You can buy a man's time, you can buy a man's physical presence at a certain place, you can even buy a measured number of skilled muscular motions per hour or day. But you cannot buy enthusiasm, you cannot buy initiative, you cannot buy loyalty; you cannot buy the devotion of hearts, minds, and souls. You have to earn these things. (Clarence Francis, 1950)

This famous employee engagement quote by a business executive in the early 1950s continues to resonate with HR professions even today. ‘Increase Employee Engagement’ continues to be a key agenda for CEOs, HR Leaders and People Managers year on year. Yet global employee engagement continues to remain at abysmally low levels. According to Gallup, on an average the number of employees who are ranked as ‘disengaged’ globally remains in the range of 70%. Of the total, some 15 to 17% are actively disengaged. Presumably, that means that they are so alienated that they have stopped connecting either with their employers or their work.

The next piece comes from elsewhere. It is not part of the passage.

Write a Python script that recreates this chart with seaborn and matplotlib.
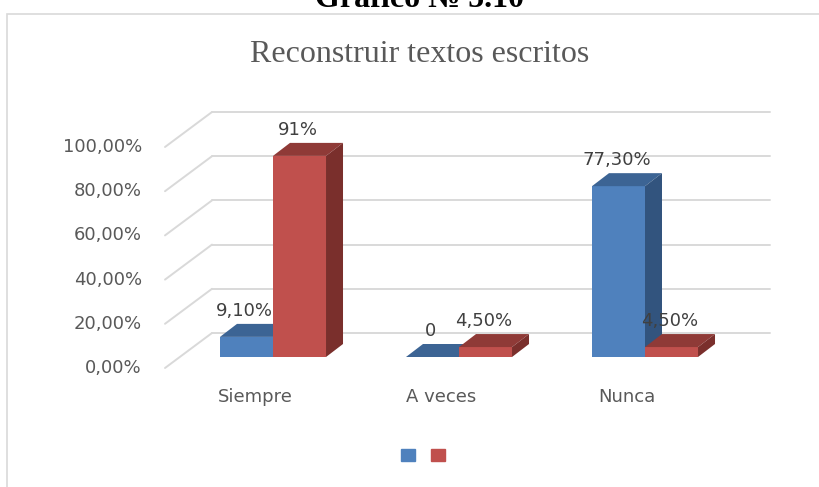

Disengaged employees cost organizations anything between $450 and $550 billion annually (The Engagement Institute). Therefore, it’s clear: higher the number of engaged employees, greater will be the impact on the bottom line of any business, the ultimate success metric.

So are employees to blame for low level of engagements?

Nope.

A glimpse into any workplace and you sense:

Organizations are keen to maximize the contribution of each individual toward corporate imperatives and metrics. Individual employees, meanwhile, need to find purpose and satisfaction in their work.

If employee engagement has been on the leadership radar screen for all these years and engagement levels continue to be low, what’s missing?

Most engagement strategies are slapdash efforts plagued with check in the box activities, conventional management values and lack linkages between business issues and people issues.